What Does Sensitivity Training Accomplish?
Racism, sexism, ageism — all of the –isms we try to quash to make a harmonious and efficient workforce — are liabilities for your business.
Often, they are not easily spotted. The shades of nuance in human communication are vast; often people will take away unintended meanings from a conversation or email.
Sensitivity training hones your employees’ emotional intelligence, and helps them identify and nip in the bud unwanted communication signals they’re sending out.
Consider a retail clothing business specializing in women’s wear.
It’s easy to see how a tactless employee could cause resentment among customers by making the wrong comments during his or her conversations with shoppers. Read any “Agony Aunt” column in a newspaper or online and you’ll see people writing in about the rude customer service they received.
This is one example of a business that would benefit from giving employees ongoing training in empathy. Interoffice relationships also flourish when team members use empathy in their communication.
Empathy, or the capacity to recognize feelings in others, is the key to sensitive communication. If employees see what they are saying or doing will cause negative reactions in others, they are able to modify their behavior to be work-appropriate.
Let’s say one employee comes from a culture in which modesty is more valued. This employee may not feel comfortable if asked to speak off the cuff about his or her accomplishments during a meeting or seminar, such as having recently earned a masters in business administration.
A manager who has developed his or her empathy can handle this situation without putting the employee in an uncomfortable situation — perhaps by thinking ahead and asking the employee to prepare remarks beforehand or by asking someone else to share the information.
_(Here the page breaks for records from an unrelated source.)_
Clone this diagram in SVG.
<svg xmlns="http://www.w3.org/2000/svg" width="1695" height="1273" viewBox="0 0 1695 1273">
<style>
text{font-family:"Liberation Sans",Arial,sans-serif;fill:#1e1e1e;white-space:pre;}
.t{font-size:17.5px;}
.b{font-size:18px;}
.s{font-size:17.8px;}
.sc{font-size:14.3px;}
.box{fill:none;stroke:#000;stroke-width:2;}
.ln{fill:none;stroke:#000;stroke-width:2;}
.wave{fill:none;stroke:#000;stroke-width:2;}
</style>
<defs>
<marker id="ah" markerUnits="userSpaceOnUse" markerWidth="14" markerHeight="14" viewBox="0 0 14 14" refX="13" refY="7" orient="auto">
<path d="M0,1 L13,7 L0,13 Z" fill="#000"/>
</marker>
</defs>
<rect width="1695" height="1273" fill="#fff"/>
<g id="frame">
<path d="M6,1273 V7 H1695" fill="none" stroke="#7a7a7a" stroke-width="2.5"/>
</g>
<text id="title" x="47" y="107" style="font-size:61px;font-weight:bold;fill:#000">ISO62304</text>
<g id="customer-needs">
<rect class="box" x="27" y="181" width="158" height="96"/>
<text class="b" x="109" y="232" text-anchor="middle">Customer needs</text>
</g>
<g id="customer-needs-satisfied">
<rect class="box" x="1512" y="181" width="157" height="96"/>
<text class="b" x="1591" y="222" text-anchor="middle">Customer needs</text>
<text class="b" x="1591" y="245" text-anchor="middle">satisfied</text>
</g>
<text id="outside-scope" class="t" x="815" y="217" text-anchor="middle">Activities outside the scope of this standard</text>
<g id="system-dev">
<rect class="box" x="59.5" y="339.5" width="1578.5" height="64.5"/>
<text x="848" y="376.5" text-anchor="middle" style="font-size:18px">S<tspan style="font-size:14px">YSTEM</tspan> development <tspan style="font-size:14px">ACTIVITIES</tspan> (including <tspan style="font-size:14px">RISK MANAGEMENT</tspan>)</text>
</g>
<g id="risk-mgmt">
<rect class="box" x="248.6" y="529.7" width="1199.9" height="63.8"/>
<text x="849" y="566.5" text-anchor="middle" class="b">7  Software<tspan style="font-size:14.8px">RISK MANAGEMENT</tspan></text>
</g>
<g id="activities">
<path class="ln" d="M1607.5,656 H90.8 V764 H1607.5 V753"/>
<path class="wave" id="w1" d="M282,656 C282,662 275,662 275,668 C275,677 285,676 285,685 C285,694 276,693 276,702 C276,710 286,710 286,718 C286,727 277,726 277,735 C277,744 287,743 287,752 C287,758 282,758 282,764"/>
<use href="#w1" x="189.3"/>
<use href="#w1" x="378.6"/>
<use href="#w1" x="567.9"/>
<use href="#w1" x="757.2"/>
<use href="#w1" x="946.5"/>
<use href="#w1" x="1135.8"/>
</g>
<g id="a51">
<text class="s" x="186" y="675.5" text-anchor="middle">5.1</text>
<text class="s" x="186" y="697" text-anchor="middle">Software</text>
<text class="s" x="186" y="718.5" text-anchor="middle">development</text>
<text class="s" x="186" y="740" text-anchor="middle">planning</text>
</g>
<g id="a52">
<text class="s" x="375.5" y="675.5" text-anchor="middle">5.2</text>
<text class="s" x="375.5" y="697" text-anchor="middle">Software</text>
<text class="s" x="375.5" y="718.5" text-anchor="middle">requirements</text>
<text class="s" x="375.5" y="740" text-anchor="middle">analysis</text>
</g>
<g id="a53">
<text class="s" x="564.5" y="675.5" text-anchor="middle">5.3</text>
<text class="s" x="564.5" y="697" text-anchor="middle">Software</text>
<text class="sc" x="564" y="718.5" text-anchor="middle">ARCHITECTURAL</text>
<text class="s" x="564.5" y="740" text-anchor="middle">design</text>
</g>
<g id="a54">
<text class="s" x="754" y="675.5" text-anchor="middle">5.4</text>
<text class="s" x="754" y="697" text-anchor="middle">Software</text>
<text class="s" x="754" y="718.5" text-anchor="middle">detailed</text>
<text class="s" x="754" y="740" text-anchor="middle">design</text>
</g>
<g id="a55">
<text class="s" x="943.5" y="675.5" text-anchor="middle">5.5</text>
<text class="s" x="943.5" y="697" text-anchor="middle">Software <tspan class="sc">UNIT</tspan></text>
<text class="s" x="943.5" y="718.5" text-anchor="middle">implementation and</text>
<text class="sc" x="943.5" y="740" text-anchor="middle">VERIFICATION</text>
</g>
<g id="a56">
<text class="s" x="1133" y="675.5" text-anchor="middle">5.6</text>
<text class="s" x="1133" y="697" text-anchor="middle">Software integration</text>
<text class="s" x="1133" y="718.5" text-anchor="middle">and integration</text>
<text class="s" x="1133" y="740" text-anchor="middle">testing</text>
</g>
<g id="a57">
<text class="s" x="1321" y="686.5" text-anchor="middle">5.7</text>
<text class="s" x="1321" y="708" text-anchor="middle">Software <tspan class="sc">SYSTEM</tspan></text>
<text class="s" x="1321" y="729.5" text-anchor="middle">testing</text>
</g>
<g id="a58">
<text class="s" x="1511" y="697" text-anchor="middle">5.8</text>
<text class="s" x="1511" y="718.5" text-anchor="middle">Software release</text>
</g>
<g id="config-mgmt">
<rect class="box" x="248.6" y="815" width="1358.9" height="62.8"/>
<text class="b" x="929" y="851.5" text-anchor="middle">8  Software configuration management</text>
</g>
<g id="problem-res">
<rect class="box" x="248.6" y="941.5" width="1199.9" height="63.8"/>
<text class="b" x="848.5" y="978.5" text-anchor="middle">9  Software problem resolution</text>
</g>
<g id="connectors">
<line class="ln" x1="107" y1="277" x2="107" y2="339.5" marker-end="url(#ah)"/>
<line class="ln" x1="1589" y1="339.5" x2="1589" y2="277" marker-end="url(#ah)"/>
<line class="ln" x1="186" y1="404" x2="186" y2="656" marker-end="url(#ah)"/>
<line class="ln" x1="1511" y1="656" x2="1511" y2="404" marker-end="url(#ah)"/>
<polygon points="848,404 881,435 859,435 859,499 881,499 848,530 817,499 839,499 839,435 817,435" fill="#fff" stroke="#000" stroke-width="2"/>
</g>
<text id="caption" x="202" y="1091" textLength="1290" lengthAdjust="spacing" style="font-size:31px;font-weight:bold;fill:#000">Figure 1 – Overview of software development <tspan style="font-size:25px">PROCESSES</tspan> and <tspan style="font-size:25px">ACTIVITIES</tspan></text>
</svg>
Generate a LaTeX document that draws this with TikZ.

What Happens in a Training Session?
In a good sensitivity training session, participants are asked to confront their own beliefs and strategies of communication, and work through them to find new ways to confront this situation.
This is often done by introducing a scenario, or showing a video or reading a story about a sensitive situation.
Participants then analyze this, identify the potential consequences and work together to find ways to resolve this or other similar situations.
Ideally, this technique allows participants to share their own stories in a “safe” place as well. This also exercises participants’ problem-solving skills.
Sensitivity training also addresses negative feelings, reactions and opinions that appear in workplace environments. After training, participants are able to recognize their negative feelings and make informed choices about how to deal with the situation in a different manner.
This not only improves their interactions with colleagues and clients, but also their internal outlook toward the company and their daily tasks.
Sensitivity training, when implemented effectively, helps your employees find new techniques for communicating with their coworkers and customers.
It also helps them refine their emotional intelligence to better deal with sensitive topics. However, any sensitivity training program put into place should be done with plenty of thought beforehand.
Critics of such training state that poorly implemented training pushes people apart because it puts too much emphasis on the differences between people rather than achieving the objective of bridging cultural, generational or gender-related gaps.
Therefore, experts recommend thorough planning before implementing the training.
Once training begins, run a series of sessions throughout the year so it remains fresh in employees’ minds.